When she last visited Kinshasa, in late March 2018, they hosted a formal reception with speeches, songs, and a feast with her as the guest of honor to celebrate receiving the funds for the new school lot. During the reception, Bondeko's pastor, Pastor Francois Tshidimu, announced the name of the new school: Menno Simons Academy.

The church faced many challenges even after receiving the funds. When they approached the owner of the lot next to the church to purchase it from him, he said he was no longer interested in selling. The church instead bought a lot down the street for their new school. The original lot they had planned on purchasing had existing buildings for them to renovate while the new lot does not -- requiring more money and more manual labor than they had planned on. Their second challenge was with the government. They had always planned on their school being a public one but the government stopped issuing permits for new public schools several months ago. Menno Simons Academy will have to (temporarily) become a private school, which will mean charging tuition and paying the teachers, until the public school permit process opens back up. 

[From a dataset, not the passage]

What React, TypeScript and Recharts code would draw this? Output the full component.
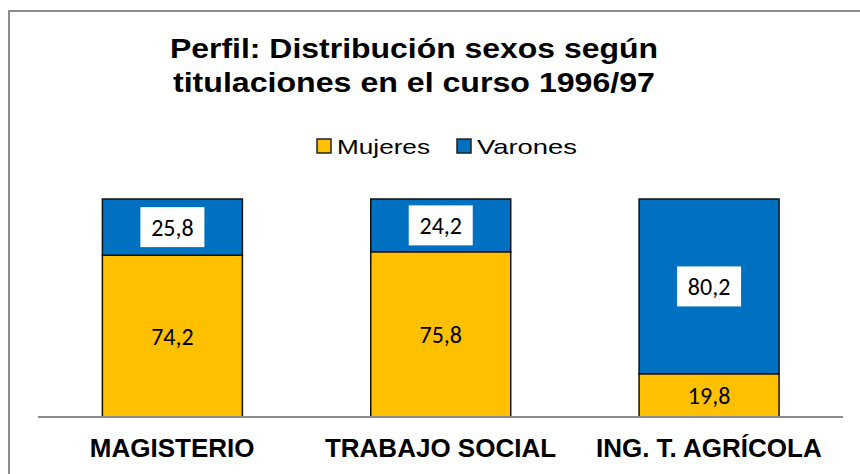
import * as React from "react";
import { BarChart, Bar, XAxis, YAxis, LabelList } from "recharts";

const categories = ["MAGISTERIO", "TRABAJO SOCIAL", "ING. T. AGRÍCOLA"];
const mujeres = [74.2, 75.8, 19.8];
const varones = [25.8, 24.2, 80.2];
const seriesNames = ["Mujeres", "Varones"];
const titleLines = ["Perfil: Distribución sexos según", "titulaciones en el curso 1996/97"];

const YELLOW = "#FFC000";
const BLUE = "#0070C0";
const seriesColors = [YELLOW, BLUE];

const data = categories.map((name, i) => ({
  name,
  Mujeres: mujeres[i],
  Varones: varones[i],
}));

const fmt = (v: number) => v.toFixed(1).replace(".", ",");

const labelFont = "Calibri, Carlito, Lato, sans-serif";
const arial = "'Liberation Sans', Arial, sans-serif";

const PlainLabel = (props: any) => {
  const { x, y, width, height, value } = props;
  return (
    <text
      x={x + width / 2}
      y={y + height / 2}
      textAnchor="middle"
      dominantBaseline="central"
      fontFamily={labelFont}
      fontSize={24}
      fill="#000"
    >
      {fmt(value)}
    </text>
  );
};

const BoxedLabel = (props: any) => {
  const { x, y, width, height, value } = props;
  const cx = x + width / 2;
  const cy = y + height / 2;
  return (
    <g>
      <rect x={cx - 32} y={cy - 20} width={64} height={40} fill="#fff" />
      <text
        x={cx}
        y={cy}
        textAnchor="middle"
        dominantBaseline="central"
        fontFamily={labelFont}
        fontSize={24}
        fill="#000"
      >
        {fmt(value)}
      </text>
    </g>
  );
};

const CategoryTick = (props: any) => {
  const { x, y, payload } = props;
  return (
    <text
      x={x}
      y={y + 32}
      textAnchor="middle"
      fontFamily={arial}
      fontWeight="bold"
      fontSize={26}
      fill="#000"
    >
      {payload.value}
    </text>
  );
};

// legend item positions (box x, text x, text length)
const legendPos = [
  { box: 317, text: 337, len: 93 },
  { box: 457, text: 477, len: 100 },
];

export default function App() {
  return (
    <div
      style={{
        position: "absolute",
        left: 0,
        top: 0,
        width: 860,
        height: 474,
        background: "#fff",
        overflow: "hidden",
      }}
    >
      <div
        style={{
          position: "absolute",
          left: 8,
          top: 10,
          width: 900,
          height: 500,
          borderLeft: "2px solid #8c8c8c",
          borderTop: "2px solid #8c8c8c",
        }}
      />
      <svg
        width={860}
        height={180}
        style={{ position: "absolute", left: 0, top: 0 }}
      >
        {titleLines.map((line, i) => (
          <text
            key={i}
            x={414}
            y={58 + i * 34}
            textAnchor="middle"
            fontFamily={arial}
            fontWeight="bold"
            fontSize={28}
            textLength={488 - i * 6}
            lengthAdjust="spacingAndGlyphs"
            fill="#000"
          >
            {line}
          </text>
        ))}
        {seriesNames.map((name, i) => (
          <g key={name}>
            <rect
              x={legendPos[i].box}
              y={139}
              width={14}
              height={14}
              fill={seriesColors[i]}
              stroke="#222"
              strokeWidth={1.5}
            />
            <text
              x={legendPos[i].text}
              y={154}
              fontFamily={arial}
              fontSize={21}
              textLength={legendPos[i].len}
              lengthAdjust="spacingAndGlyphs"
              fill="#000"
            >
              {name}
            </text>
          </g>
        ))}
      </svg>
      <div style={{ position: "absolute", left: 0, top: 0 }}>
        <BarChart
          width={860}
          height={474}
          data={data}
          margin={{ top: 199, right: 17, bottom: 27, left: 38 }}
          barCategoryGap="24%"
        >
          <XAxis
            dataKey="name"
            height={30}
            axisLine={{ stroke: "#8c8c8c", strokeWidth: 2 }}
            tickLine={false}
            tick={<CategoryTick />}
            interval={0}
          />
          <YAxis hide domain={[0, 100]} />
          <Bar
            dataKey="Mujeres"
            stackId="a"
            fill={YELLOW}
            stroke="#111"
            strokeWidth={1.5}
            isAnimationActive={false}
          >
            <LabelList dataKey="Mujeres" content={<PlainLabel />} />
          </Bar>
          <Bar
            dataKey="Varones"
            stackId="a"
            fill={BLUE}
            stroke="#111"
            strokeWidth={1.5}
            isAnimationActive={false}
          >
            <LabelList dataKey="Varones" content={<BoxedLabel />} />
          </Bar>
        </BarChart>
      </div>
    </div>
  );
}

Through it all, the congregation of Bondeko Mennonite Church has had faith in God and in His plans. They are determined to succeed, and so we know they will! They plan on opening the first floor of the new school with the first few grades in 2019.

Pastor Francois shared a few pictures of the groundbreaking with us that we will share here with our readers, too. 

 

 

As always, Bondeko Mennonite and KRMC would ask for your continued thoughts and prayers as we journey together.